Throughout the past year, the three young New York actors in E.Varda’s production persuaded their hesitant director to continue rehearsals and improve the spectacle they had staged for friends last spring. Now the performance is colorful and dynamic, reminiscent of the methods of Brecht, Kantor or Grotowski. It is a poor, alternative theater, similar to Varda’s artistic experiments during his university days forty years ago. All Roads is a performance like a dream, full of darkness and harsh lights, imitating Caravaggio's paintings, a spectacle as changeable as a kaleidoscope, as the Furies, or Erinyes, take the form of angels, or Vienya’s erotic visions, or dancers from the Paris cabaret, or convicts in Siberia. They also turn into famous ladies who accompany You Know Who.

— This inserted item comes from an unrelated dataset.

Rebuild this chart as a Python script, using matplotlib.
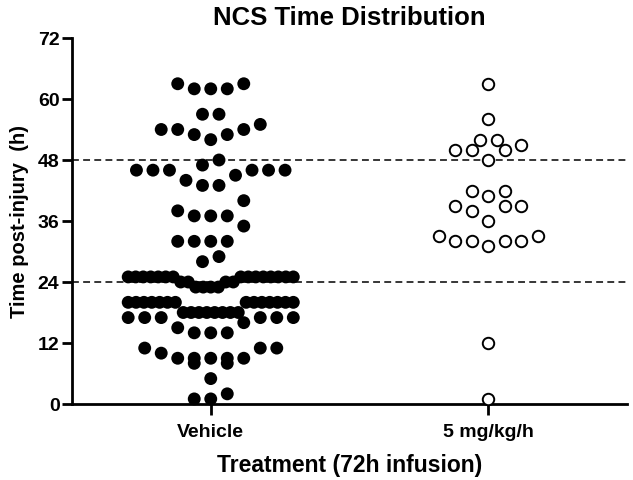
import matplotlib
matplotlib.use("Agg")
import matplotlib.pyplot as plt
import numpy as np

# ---------------- data ----------------
categories = ["Vehicle", "5 mg/kg/h"]
vehicle = ([63, 63, 62, 62, 62, 57, 57, 55, 54, 54, 54, 53, 53, 52,
            48, 47, 46, 46, 46, 46, 46, 46, 45, 44, 43, 43,
            40, 38, 37, 37, 37, 35, 32, 32, 32, 32, 29, 28]
           + [25] * 15 + [24] * 4 + [23] * 4
           + [20] * 14 + [18] * 8 + [17] * 6
           + [16, 15, 14, 14, 14, 11, 11, 11, 10, 9, 9, 9, 9, 9, 8, 8, 5, 2, 1, 1])
dose = [63, 56, 52, 52, 51, 50, 50, 50, 48, 42, 42, 41, 39, 39, 39, 38, 36,
        33, 33, 32, 32, 32, 32, 31, 12, 1]
yticks = [0, 12, 24, 36, 48, 60, 72]
ref_lines = [24, 48]

# ---------------- layout helpers (GraphPad-like row scatter) ----------------
STEP = 0.0595      # horizontal spacing between neighbouring symbols (data units)
MAX_SPAN = 0.595   # maximum centre-to-centre width of a row
ROW_TOL = 3.0      # values within this range share one row


def scatter_positions(values, center):
    vals = sorted(values)
    rows = []
    for v in vals:
        if rows and v - rows[-1][0] <= ROW_TOL + 1e-9:
            rows[-1].append(v)
        else:
            rows.append([v])
    xs, ys = [], []
    for row in rows:
        n = len(row)
        step = STEP if n == 1 else min(STEP, MAX_SPAN / (n - 1))
        if n % 2:
            slots = [0.0]
            k = 1
            while len(slots) < n:
                slots += [-k, k]
                k += 1
        else:
            slots = []
            k = 0.5
            while len(slots) < n:
                slots += [-k, k]
                k += 1
        slots = slots[:n]
        for v, s in zip(row, slots):
            xs.append(center + s * step)
            ys.append(v)
    return np.array(xs), np.array(ys)


plt.rcParams['font.family'] = ['Liberation Sans', 'DejaVu Sans']
plt.rcParams['font.weight'] = 'bold'

fig = plt.figure(figsize=(6.33, 4.81), dpi=100)
ax = fig.add_axes([72 / 633, 1 - 405 / 481, 555 / 633, 366 / 481])

for y in ref_lines:
    ax.axhline(y, color='black', lw=1.1, ls=(0, (4.5, 2.8)), zorder=1)

vx, vy = scatter_positions(vehicle, 0)
ax.scatter(vx, vy, s=86, color='black', edgecolors='none', zorder=3, clip_on=False)

dx, dy = scatter_positions(dose, 1)
ax.scatter(dx, dy, s=68, facecolors='white', edgecolors='black', linewidths=1.4,
           zorder=3, clip_on=False)

ax.set_xlim(-0.5, 1.5)
ax.set_ylim(0, 72)
ax.set_yticks(yticks)
ax.set_xticks([0, 1])
ax.set_xticklabels(categories, fontsize=14, fontweight='bold')
ax.set_yticklabels([str(t) for t in yticks], fontsize=14, fontweight='bold')

for side in ['top', 'right']:
    ax.spines[side].set_visible(False)
for side in ['left', 'bottom']:
    ax.spines[side].set_linewidth(2.0)
ax.tick_params(axis='y', length=7, width=2.0, pad=2)
ax.tick_params(axis='x', length=8, width=2.0, pad=6)

ax.set_xlabel("Treatment (72h infusion)", fontsize=16.5, fontweight='bold', labelpad=9)
ax.set_ylabel("Time post-injury  (h)", fontsize=14.5, fontweight='bold', labelpad=6)
ax.set_title("NCS Time Distribution", fontsize=18.5, fontweight='bold', pad=10)

fig.savefig("out.png", dpi=100)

There are few props on stage, but each has different symbolic meanings that change every few moments: for example, an authentic rural carrying pole turns into a cross of suffering, a carousel, or a machine gun. All in all - a very modest and very creative performance.
In Yerofeyev's book, the hero is killed under the Kremlin Wall by four apocalyptic bandits who pierce his throat with a screwdriver (a terrifying prophecy, because 20 years after writing the book, Yerofeyev died of throat cancer). In Varda’s production, the murdered Vienya appears as a figure from the afterlife. But, unlike the book’s hero, he is not a drunken Ulysses in Moscow, who does not see the Kremlin, and does not commute to Petushki, a suburb of Moscow, to see his beloved. In All Roads he is a Sisyphus who pushes a stone of love up a hill (in New York City? in the States?), but brings illusion to the top, who pushes a stone of goodness, but manifests a boulder of politics, who pushes a stone of unrequited art, that turns out to be unfulfilled drunkenness. And he must repeat this action again and again, for eternity.
The performance is not a stage adaptation of the book, which was the most famous samizdat (a Soviet-era underground illegal book) of its time. Instead, All Roads Lead to the Kurski Station is a poetic vision (like Eliot’s “The Waste Land”) in which, as the director writes, each viewer can freely interpret from a political or artistic point of view.